I think I’ve figured it out but won’t get a chance to confirm until tomorrow night.
The way TimedRobot schedules loop iterations is to keep adding the declared robot period to the expiration time; this is reasonable if the average loop execution time is less than the declared period, as it means that the code can catch up after occasional overruns. But, if the average loop time exceeds the declared period then the requested wake-up times fall farther and farther in the past. Since the expiration times are (at the hardware level) stored in a 32-bit register, eventually a time that is in the past looks like it is in the future and things hang until that future time is reached.
In our case the declared period is 10ms; when the Driver Station is connected this is fine as the average loop execution time is then about 5ms. But with no Driver Station, and for reasons I don’t understand, the loop execution time jumps to about 15ms, triggering the situation described above. I think a pretty clear indication that this is the problem would be if you saw it hang and then 35 minutes later (half the wrap-around time of the 32-bit microsecond counter, during which your loop doesn’t run so real time catches up to the future expiration at a real-time rate) it woke up again spontaneously.
@gdefender: this could explain why you saw this problem when the Color Sensor was adding significantly to your loop execution time.
In our case we’ll probably just increase the declared period to 20ms and be ok.

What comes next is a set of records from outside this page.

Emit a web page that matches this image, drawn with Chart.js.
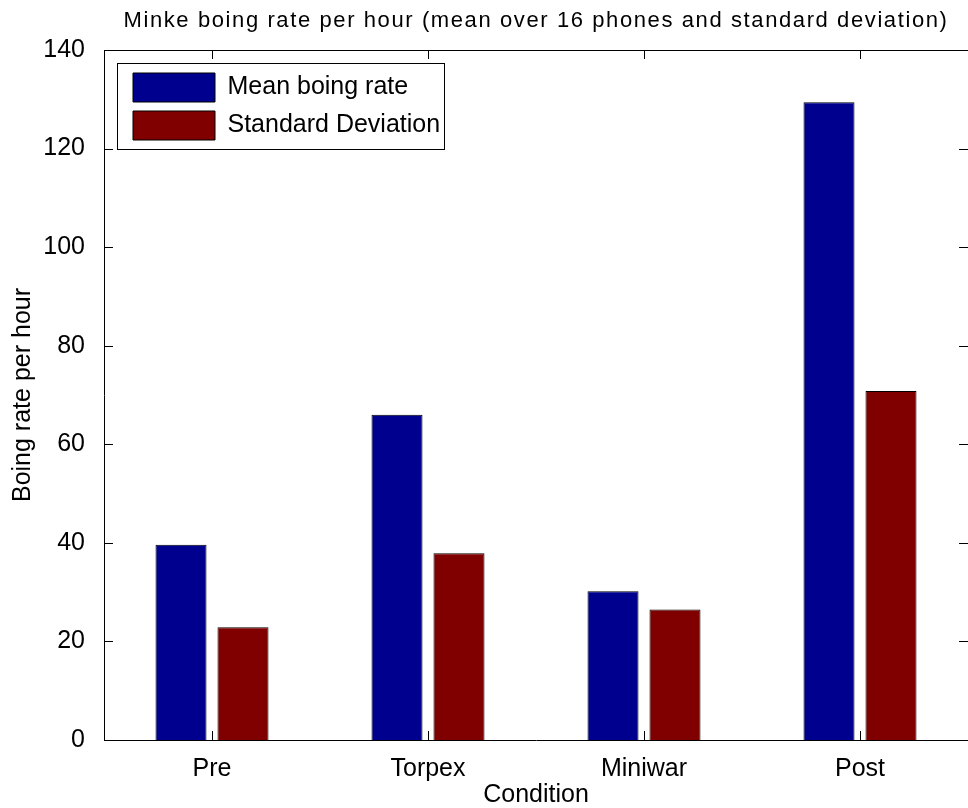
<!DOCTYPE html>
<html>
<head>
<meta charset="utf-8">
<title>Minke boing rate per hour</title>
<script src="https://cdn.jsdelivr.net/npm/chart.js@4.4.1/dist/chart.umd.min.js"></script>
<style>
  html, body { margin: 0; padding: 0; background: #fff; }
  #wrap { width: 968px; height: 808px; }
  canvas { display: block; }
</style>
</head>
<body>
<div id="wrap"><canvas id="chart" width="968" height="808"></canvas></div>
<script>
// Conditions and per-condition statistics
const categories = ['Pre', 'Torpex', 'Miniwar', 'Post'];
const meanRate = [39.6, 66.0, 30.2, 129.4];
const stdDev = [22.9, 37.9, 26.5, 70.8];
const yTickValues = [0, 20, 40, 60, 80, 100, 120, 140];

const FONT = '"Liberation Sans", Arial, sans-serif';
Chart.defaults.font.family = FONT;
Chart.defaults.color = '#000';

const TICK_LEN = 9;

// Inward tick marks on all four sides plus the top edge of the axes box
const boxTicks = {
  id: 'boxTicks',
  afterDatasetsDraw(chart) {
    const { ctx, chartArea: a, scales: { x, y } } = chart;
    ctx.save();
    ctx.strokeStyle = '#000';
    ctx.lineWidth = 1;
    ctx.beginPath();
    const top = Math.round(a.top) + 0.5;
    ctx.moveTo(a.left, top);
    ctx.lineTo(a.right, top);
    y.ticks.forEach(t => {
      const py = Math.round(y.getPixelForValue(t.value)) + 0.5;
      ctx.moveTo(a.left, py); ctx.lineTo(a.left + TICK_LEN, py);
      ctx.moveTo(a.right - TICK_LEN, py); ctx.lineTo(a.right, py);
    });
    categories.forEach((c, i) => {
      const px = Math.round(x.getPixelForValue(i)) + 0.5;
      ctx.moveTo(px, a.bottom); ctx.lineTo(px, a.bottom - TICK_LEN);
      ctx.moveTo(px, a.top); ctx.lineTo(px, a.top + TICK_LEN);
    });
    ctx.stroke();
    ctx.restore();
  }
};

// Legend sits inside the axes, top-left, in a framed white box
const LEG_PAD = 9;
const legendInset = {
  id: 'legendInset',
  afterLayout(chart) {
    const lg = chart.legend;
    const a = chart.chartArea;
    if (!lg) return;
    lg.left = a.left + 20;
    lg.top = a.top + 14;
    lg.right = a.right;
    lg.bottom = a.bottom;
    lg.width = lg.right - lg.left;
    lg.height = lg.bottom - lg.top;
  },
  beforeDraw(chart) {
    const lg = chart.legend;
    if (!lg) return;
    const { ctx } = chart;
    const lab = chart.options.plugins.legend.labels;
    const fs = lab.font.size;
    ctx.save();
    ctx.font = fs + 'px ' + FONT;
    let maxW = 0;
    chart.data.datasets.forEach(d => { maxW = Math.max(maxW, ctx.measureText(d.label).width); });
    const x0 = lg.left + LEG_PAD;
    const y0 = lg.top + LEG_PAD;
    const n = chart.data.datasets.length;
    const left = Math.round(x0 - 16) + 0.5;
    const topY = Math.round(y0 - 10) + 0.5;
    const right = Math.round(x0 + lab.boxWidth + fs / 2 + maxW + 4) + 0.5;
    const bottom = Math.round(y0 + n * lab.boxHeight + (n - 1) * LEG_PAD + 9) + 0.5;
    ctx.fillStyle = '#fff';
    ctx.fillRect(left, topY, right - left, bottom - topY);
    ctx.strokeStyle = '#000';
    ctx.lineWidth = 1;
    ctx.strokeRect(left, topY, right - left, bottom - topY);
    ctx.restore();
  }
};

// Title drawn with a little extra tracking
const trackedTitle = {
  id: 'trackedTitle',
  afterLayout(chart) {
    const t = chart.titleBlock;
    if (t && !t._tracked) {
      const orig = t.draw.bind(t);
      t.draw = function (area) {
        const ctx = this.ctx;
        ctx.save();
        ctx.letterSpacing = '1.6px';
        orig(area);
        ctx.restore();
      };
      t._tracked = true;
    }
  }
};

new Chart(document.getElementById('chart'), {
  type: 'bar',
  data: {
    labels: categories,
    datasets: [
      {
        label: 'Mean boing rate',
        data: meanRate,
        backgroundColor: '#00008F',
        borderColor: '#000',
        borderWidth: 1,
        categoryPercentage: 0.574,
        barPercentage: 0.823
      },
      {
        label: 'Standard Deviation',
        data: stdDev,
        backgroundColor: '#800000',
        borderColor: '#000',
        borderWidth: 1,
        categoryPercentage: 0.574,
        barPercentage: 0.823
      }
    ]
  },
  options: {
    responsive: false,
    animation: false,
    devicePixelRatio: 1,
    layout: { padding: { left: 0, right: 0, top: 0, bottom: 0 } },
    plugins: {
      title: {
        display: true,
        text: 'Minke boing rate per hour (mean over 16 phones and standard deviation)',
        fullSize: false,
        color: '#000',
        font: { size: 22, weight: 'normal', family: FONT, lineHeight: 1.2 },
        padding: { top: 7.3, bottom: 16.3 }
      },
      legend: {
        display: true,
        position: 'chartArea',
        align: 'start',
        labels: {
          boxWidth: 82,
          boxHeight: 29,
          padding: LEG_PAD,
          color: '#000',
          font: { size: 25, family: FONT }
        }
      },
      tooltip: { enabled: false }
    },
    scales: {
      x: {
        offset: true,
        grid: { display: false },
        border: { display: true, color: '#000', width: 1 },
        ticks: { padding: 6, font: { size: 25 }, color: '#000' },
        title: {
          display: true,
          text: 'Condition',
          color: '#000',
          font: { size: 25, lineHeight: 1 },
          padding: { top: 0, bottom: 0 }
        },
        afterFit(scale) { scale.height = 68; }
      },
      y: {
        min: 0,
        max: 140,
        grid: { display: false },
        border: { display: true, color: '#000', width: 1 },
        afterBuildTicks(scale) { scale.ticks = yTickValues.map(v => ({ value: v })); },
        ticks: { padding: 11, font: { size: 25 }, color: '#000' },
        title: {
          display: true,
          text: 'Boing rate per hour',
          color: '#000',
          font: { size: 25, lineHeight: 1 },
          padding: { top: 11, bottom: 0 }
        },
        afterFit(scale) { scale.width = 104; }
      }
    }
  },
  plugins: [trackedTitle, legendInset, boxTicks]
});
</script>
</body>
</html>
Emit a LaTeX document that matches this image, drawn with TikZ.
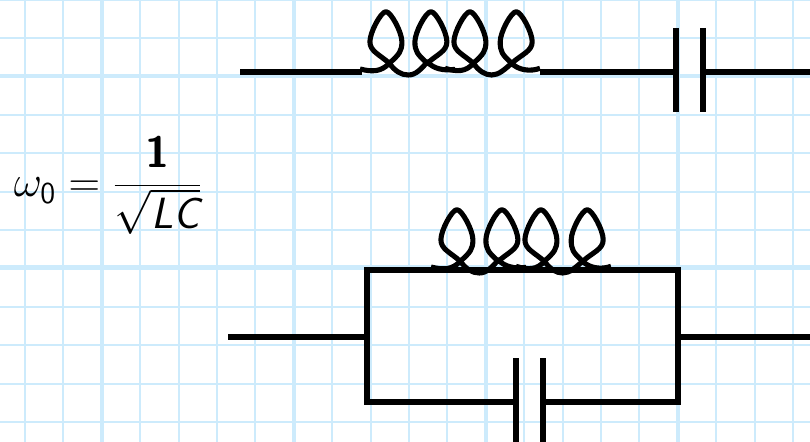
\documentclass[tikz,border=0pt]{standalone}
\definecolor{gridblue}{HTML}{CDEBFC}
\tikzset{
  wire/.style={line width=3.2pt,black},
  coilwire/.style={line width=2.9pt,black,line join=round},
  minorgrid/.style={line width=1.1pt,color=gridblue},
  majorgrid/.style={line width=2.6pt,color=gridblue},
  coil/.pic={
    \foreach \cx/\lean in {29.3/-3.4,67.3/3.6,113.3/-3.4,151.7/4.5}
      \draw[coilwire,shift={(\cx,-8.7)}] (0,0) .. controls (10,-9) and ({16+\lean},-12) .. ({16+\lean},-21.6)
        .. controls ({16+\lean},-31) and ({5+\lean},-51.6) .. (\lean,-51.6)
        .. controls ({\lean-5},-51.6) and ({\lean-16},-31) .. ({\lean-16},-21.6)
        .. controls ({\lean-16},-12) and (-10,-9) .. (0,0);
    \draw[coilwire] (0,-3) .. controls (12,0) and (21,0) .. (29.3,-8.7)
      .. controls (35,-1) and (41,3) .. (48.3,3) .. controls (56,3) and (61,-3) .. (67.3,-10)
      .. controls (74,-3) and (84,-1) .. (95,-2.7);
    \draw[coilwire] (85,-3.7) .. controls (97,0) and (106,0) .. (113.3,-8.7)
      .. controls (119,-1) and (125,3) .. (131.7,3) .. controls (139,3) and (145,-3) .. (151.7,-8.7)
      .. controls (158,-2) and (170,0) .. (180,-3.7);
  },
}
\begin{document}
\begin{tikzpicture}[x=0.02cm,y=-0.02cm]
\useasboundingbox (0,0) rectangle (810,442);
\clip (0,0) rectangle (810,442);
% grid
\fill[white] (0,0) rectangle (810,442);
\foreach \gx in {25,63.4,140.2,178.6,217,255.4,332.2,370.6,409,447.4,524.2,562.6,601,639.4,716.2,754.6,793}
  \draw[minorgrid] (\gx,0) -- (\gx,442);
\foreach \gy in {0,38,114.8,153.2,191.6,230,306.8,345.2,383.6,422}
  \draw[minorgrid] (0,\gy) -- (810,\gy);
\foreach \gx in {101.8,293.8,485.8,677.8}
  \draw[majorgrid] (\gx,0) -- (\gx,442);
\foreach \gy in {76,267.5}
  \draw[majorgrid] (0,\gy) -- (810,\gy);
% series circuit
\coordinate (seriesin) at (240,72);
\coordinate (seriescoilin) at (362,72);
\coordinate (seriescoilout) at (540,72);
\coordinate (seriescapa) at (676,72);
\coordinate (seriescapb) at (703,72);
\coordinate (seriesout) at (810,72);
\draw[wire] (seriesin) -- (seriescoilin);
\draw (360,72) pic {coil};
\draw[wire] (seriescoilout) -- (seriescapa);
\draw[wire] (seriescapb) -- (seriesout);
\draw[wire] (seriescapa |- 0,28) -- (seriescapa |- 0,112);
\draw[wire] (seriescapb |- 0,28) -- (seriescapb |- 0,112);
% formula
\node[inner sep=0pt,scale=1.2] (formula) at (108,185) {\huge $\omega_{\mathsf{0}}=\displaystyle\frac{\textsf{\bfseries 1}}{\sqrt{\textsf{\itshape LC}}}$};
% parallel circuit
\coordinate (parin) at (228,337);
\coordinate (parleft) at (367,337);
\coordinate (parright) at (678,337);
\coordinate (parout) at (810,337);
\coordinate (partopl) at (367,270);
\coordinate (partopr) at (678,270);
\coordinate (parbotl) at (367,402);
\coordinate (parbotr) at (678,402);
\coordinate (parcapa) at (516,402);
\coordinate (parcapb) at (543,402);
\draw[wire] (parin) -- (parleft);
\draw[wire] (parright) -- (parout);
\draw[wire] (parcapa) -- (parbotl) -- (partopl) -- (partopr) -- (parbotr) -- (parcapb);
\draw[wire] (parcapa |- 0,358) -- (parcapa |- 0,442);
\draw[wire] (parcapb |- 0,358) -- (parcapb |- 0,442);
\draw (431,270) pic {coil};
\end{tikzpicture}
\end{document}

In fact we’d probably be ok in competition anyway because the robot is never on long enough to reach the point where the past looks likes it’s in the future.
We’ll do some experiments and I’ll post the results.
I confirmed this morning that it behaves as expected: the robot code hangs after (1/2*(32-bit microsecond-clock-rollover-period)) / ((robot-code-actual-period)/(TimedRobot-declared-period) - 1) and recovers (1/2*(32-bit-microsecond-clock-rollover-period)) later.
Numerically for the situation I was testing, this is (35.5 minutes)/(~15ms/10ms-1) = ~71 minutes to hang and 35.5 minutes to recover.
Thus the answer to this problem is: make sure that your configured timed robot cycle time is bigger than your average actual cycle time. It is not a bug in the library – it is behaving as designed and expected. We just didn’t have the right expectation!